The use of the Darwin–Prins formula for the reflectivity of a perfect crystal monochromator cannot be considered as a `unique method of implementation', as stated in point (ii) of §1. There is only minimal difference in the diffraction profile obtained using the Darwin–Prins formalism when compared with the more frequently used Ewald formula (Zachariasen, 1945; Pinsker, 1978). `Weighting' the rays impinging on the crystal monochromator according to their energy and deviation from the nominal Bragg position is a very commonly used method in ray-tracing. In SHADOW we used the formalism described by Zachariasen (1945). An important technical detail to be considered is the correct choice of the variable related to the deviation of the incident ray with respect to the Bragg angle. The non-approximated formula [see equation (3.114b) on p. 118 of Zachariasen (1945)] should be used instead of the most commonly employed approximated formula in equation (3.116), in order to be able to simulate some important cases for synchrotron radiation monochromators, like the normal-incidence and inclined monochromators.

3. Examples

In Fig. 1 we report the SHADOW results for a system similar to that used in §4 of Yamada et al. (2001). A BM source using 3.8 T magnets placed in a 575 MeV storage ring emits rays in the energy range 4990–5015 eV. The beam, after passing through a slit, impinges on a toroidal mirror with an average grazing angle of 0.573°. The mirror is placed at P = 450 cm downstream from the source and focuses the beam at Q = 450 cm (magnification = 1). An Si(111) double-crystal monochromator is placed 150 cm away from the mirror. In addition to the intensity map at the image plane, we show that, contrary to the authors' statement, the contribution of the monochromatic components to the focal intensity can be calculated using SHADOW.
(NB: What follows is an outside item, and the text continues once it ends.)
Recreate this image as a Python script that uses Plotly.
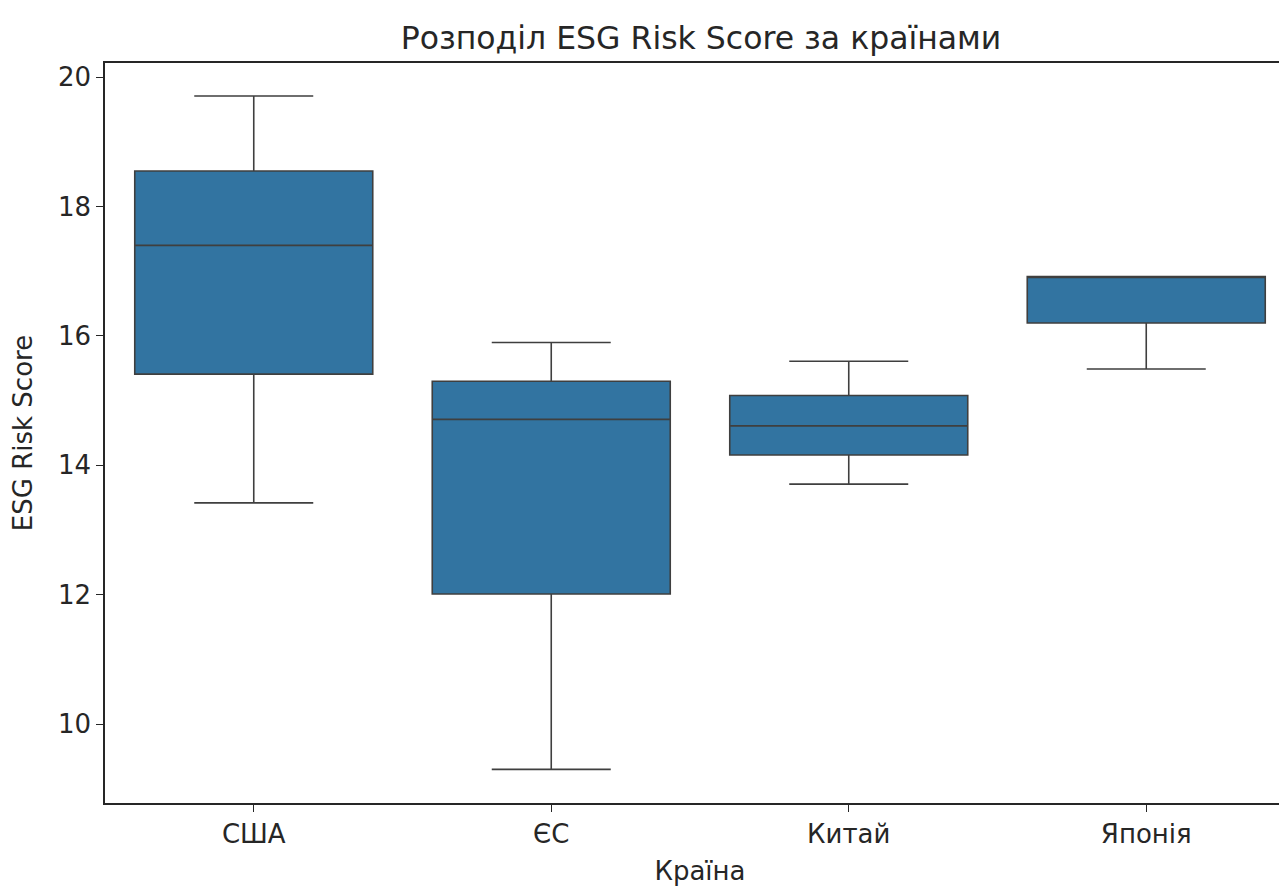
import plotly.graph_objects as go

countries = ["США", "ЄС", "Китай", "Японія"]
q1 = [15.41, 12.01, 14.16, 16.20]
median = [17.40, 14.71, 14.61, 16.92]
q3 = [18.55, 15.30, 15.08, 16.92]
lowerfence = [13.42, 9.30, 13.71, 15.49]
upperfence = [19.71, 15.90, 15.61, 16.92]

y_ticks = [10, 12, 14, 16, 18, 20]

font_family = "DejaVu Sans"
line_col = "#3f3f3f"
txt_col = "#262626"

fig = go.Figure()
fig.add_trace(go.Box(
    x=countries,
    q1=q1, median=median, q3=q3,
    lowerfence=lowerfence, upperfence=upperfence,
    fillcolor="#3274a1",
    line=dict(color=line_col, width=1.6),
    width=0.8,
    whiskerwidth=0.5,
    boxpoints=False,
    showlegend=False,
    hoverinfo="skip",
))

fig.update_layout(
    width=1287, height=886,
    margin=dict(l=97, r=0, t=55, b=91),
    paper_bgcolor="white", plot_bgcolor="white",
    font=dict(family=font_family, color=txt_col),
    title=dict(text="Розподіл ESG Risk Score за країнами", x=693/1287, xref="container",
               xanchor="center", y=1 - 30/886, yanchor="middle",
               font=dict(size=31.5, family=font_family, color=txt_col)),
    xaxis=dict(
        type="category", categoryorder="array", categoryarray=countries,
        range=[-0.5, 3.5],
        showline=True, linecolor=txt_col, linewidth=1.6, mirror=True,
        ticks="outside", ticklen=7, tickwidth=1.3, tickcolor=txt_col,
        showgrid=False, zeroline=False,
        tickfont=dict(size=26, family=font_family, color=txt_col),
        title=dict(text="Країна", font=dict(size=26, family=font_family, color=txt_col), standoff=14),
    ),
    yaxis=dict(
        range=[8.78, 20.22],
        tickvals=y_ticks, ticktext=[str(v) for v in y_ticks],
        showline=True, linecolor=txt_col, linewidth=1.6,
        ticks="outside", ticklen=7, tickwidth=1.3, tickcolor=txt_col,
        showgrid=False, zeroline=False,
        tickfont=dict(size=26, family=font_family, color=txt_col),
        title=dict(text="ESG Risk Score", font=dict(size=26, family=font_family, color=txt_col), standoff=19),
    ),
)

fig.write_html("out.html")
Figure 1 (a) Intensity distribution versus photon energy. The width of this histogram gives the energy bandpass of the simulated beamline, consisting of a toroidal mirror and a double-crystal monochromator. (b) Intensity distribution of a monochromatic component (E = 5008 eV) at the image plane. A monochromatic source has been used to create this plot. (c) Ray distribution at the image plane. The source contains rays in the energy interval 4990–5015 eV. (d) Intensity distribution at the image plane. This plot has been calculated by weighting the rays shown in (c) with their intensity after being diffracted by the double-crystal monochromator. Plots units are cm [except for in (a)].

In SHADOW the ray distribution can be observed as a scatter, contour or histogram plot as a function of position, direction cosines, electric field components, energy, lost ray flag and others. In the case of the contour or histogram plots the ray distribution can be weighted by the ray probability. This is an important point because the ray distribution, usually represented in the scatter plot, does not correspond to the intensity distribution that is obtained by weighting the rays and is viewed as a contour plot. This is particularly evident in the dispersive set-ups, i.e. in Laue or asymmetric Bragg geometry.

In conclusion, we have clarified some points regarding the ray-tracing code SHADOW. In particular, we have shown that SHADOW is able to compute crystal monochromators at the same level of accuracy as RIGTRACE. Other aspects, like the simulation of compact instruments, full beamline visualization etc., can also be addressed using SHADOW.